Я думаю также, что когда он преклонял колени перед алтарем, где тонкое пламя горело в лампе из зеленого агата, одно и то же видение приходило бы к нему снова и снова, видение лодки, дрейфующей вниз по широкой реке между высокими холмами, где были пещеры и башни, и следующей за светом одной Звезды; и что голоса говорили бы ему, как для каждого человека есть какая-то одна сцена, какое-то одно приключение, какая-то одна картина, которая является образом его тайной жизни, ибо мудрость сначала говорит образами, и что этот один образ, если бы он только размышлял над ним всю свою жизнь, привел бы его душу, распутанную от бессмысленных обстоятельств и приливов и отливов мира, в тот далекий дом, где бессмертные боги ждут всех, чьи души стали простыми, как пламя, чьи тела стали тихими, как агатовая лампа.
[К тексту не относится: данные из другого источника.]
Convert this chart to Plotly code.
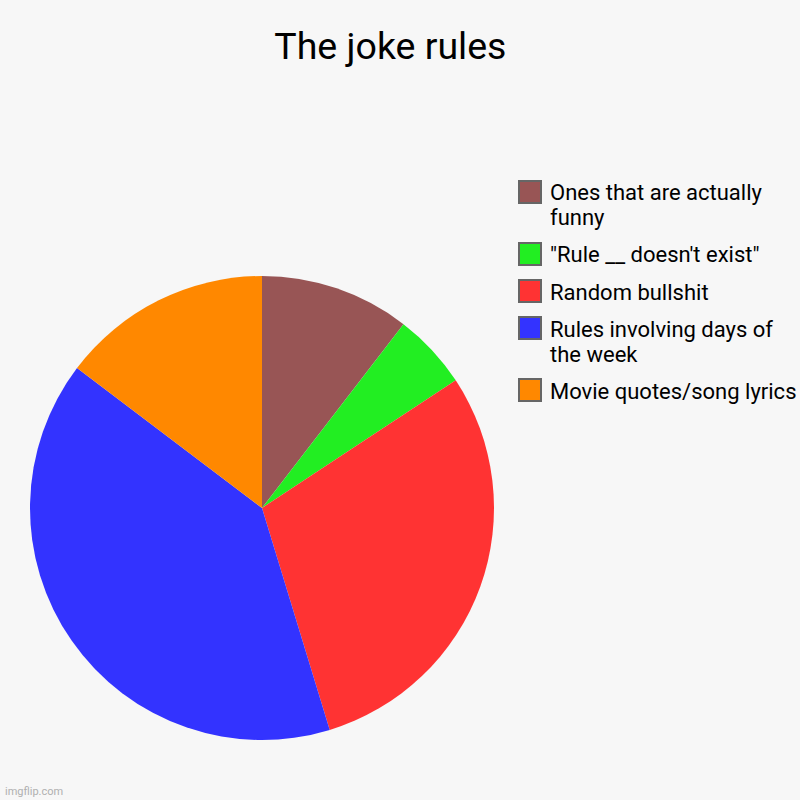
import plotly.graph_objects as go

labels = [
    "Ones that are actually<br>funny",
    "\"Rule __ doesn't exist\"",
    "Random bullshit",
    "Rules involving days of<br>the week",
    "Movie quotes/song lyrics",
]
values = [10.44, 5.29, 29.56, 40.03, 14.69]
colors = ["#985555", "#22ee22", "#ff3333", "#3333ff", "#ff8800"]

W = H = 800
BG = "#f7f7f7"


def px(x):
    return x / W


def py(y):
    return 1 - y / H


fig = go.Figure(
    go.Pie(
        labels=labels,
        values=values,
        sort=False,
        direction="clockwise",
        rotation=0,
        textinfo="none",
        hoverinfo="label+percent",
        marker=dict(colors=colors, line=dict(width=0)),
        domain=dict(x=[px(30), px(494)], y=[py(740), py(276)]),
        showlegend=False,
    )
)

# custom legend (swatches + text), same order as the data
shapes = []
annotations = []
y_center = 192
for lab, col in zip(labels, colors):
    lines = lab.split("<br>")
    shapes.append(
        dict(
            type="rect",
            xref="paper",
            yref="paper",
            x0=px(519),
            x1=px(541),
            y0=py(y_center + 11),
            y1=py(y_center - 11),
            fillcolor=col,
            line=dict(color="#666666", width=2),
        )
    )
    for i, ln in enumerate(lines):
        annotations.append(
            dict(
                text=ln,
                x=px(548),
                y=py(y_center + 1 + 25 * i),
                xref="paper",
                yref="paper",
                xanchor="left",
                yanchor="middle",
                showarrow=False,
                font=dict(family="Roboto", size=22, color="#000000"),
            )
        )
    y_center += 25 * (len(lines) - 1) + 37

annotations.append(
    dict(
        text="imgflip.com",
        x=px(3),
        y=py(791),
        xref="paper",
        yref="paper",
        xanchor="left",
        yanchor="middle",
        showarrow=False,
        font=dict(family="Roboto", size=11, color="#b0b0b0"),
    )
)

fig.update_layout(
    width=W,
    height=H,
    paper_bgcolor=BG,
    plot_bgcolor=BG,
    margin=dict(l=0, r=0, t=0, b=0),
    font=dict(family="Roboto", color="#000000"),
    title=dict(
        text="The joke rules",
        x=0.488,
        xanchor="center",
        y=1 - 46 / 800,
        yanchor="middle",
        yref="container",
        font=dict(family="Roboto", size=37.5, color="#000000"),
    ),
    showlegend=False,
    shapes=shapes,
    annotations=annotations,
)

fig.write_html(
    "out.html",
    config={"displayModeBar": False},
    post_script="document.body.style.margin='0';document.body.style.backgroundColor='#f7f7f7';",
)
Но он родился в день, когда старая мудрость исчезла, и довольствовался лишь написанием стихов, и часто с малой мыслью о чем-то большем, чем стихи.

1900.

В СТРАТФОРДЕ-НА-ЭЙВОНЕ

I

Я слушал Шекспира, как путешественник в «Вестях из ниоткуда» мог бы слушать его, если бы его не поспешили вернуть в наше шумное время. Проходишь через тихие улицы, где островерхие и черепичные дома помнят Средневековье, к театру, который был создан не для того, чтобы делать деньги, а ради удовольствия делать это, подобно рыночным домам, которые заставляют путешественника посмеиваться; и не находишь его среди спешащих кэбов и звенящих мостовых, а в зеленом саду у берега реки. Внутри мне приходится некоторое время довольствоваться стулом, ибо я нежданный гость, и нет ни одного свободного места, кроме этого; и все же нет никого, кто пришел лишь потому, что нужно куда-то пойти после обеда. Весь день, тоже, не слышишь и не видишь ничего несообразного или шумного, а проводишь часы, читая пьесы и мудрые и глупые вещи, которые люди говорили о них, в библиотеке театра, с ее обшитыми дубом стенами и свинцовыми окнами из цветного стекла; или гребешь вдоль тростниковых берегов, мимо старых фермерских домов и старых церквей среди великих деревьев. Это, безусловно, твоя вина, если открываешь газету, ибо мистер Бенсон дает новую пьесу каждый вечер, и не нужно говорить ни о чем, кроме пьесы в гостиной трактира, под дубовыми балками, почерневшими от времени и показывающими след тесла, которое их обтесало. Я видел на этой неделе «Короля Джона», «Ричарда II», вторую часть «Генриха IV», «Генриха V», вторую часть «Генриха VI» и «Ричарда III», сыгранные в правильном порядке, со всеми звеньями, которые связывают пьесу с пьесой, неразрывными; и отчасти из-за духа этого места, и отчасти из-за того, как пьеса поддерживает пьесу, театр тронул меня так, как никогда раньше. Это странное шествие королей и королев, воюющих дворян, мятежных толп, придворных и людей из сточных канав было для меня почти слишком видимым, слишком слышимым, слишком полным неземной энергии. Я чувствовал себя так, как иногда чувствовал в серые дни на берегу Голуэя, когда легкий туман висел над серым морем и серыми камнями, как будто мир мог внезапно исчезнуть и не оставить ничего после себя, даже немного пыли под ногами. Люди, которых видел мой мысленный взор, имеют слишком много экстравагантности снов, как и все изобретения искусства до того, как наша переполненная жизнь принесла умеренность и компромисс, чтобы казаться чем-то большим, чем сон, и все же все остальное померкло перед ними.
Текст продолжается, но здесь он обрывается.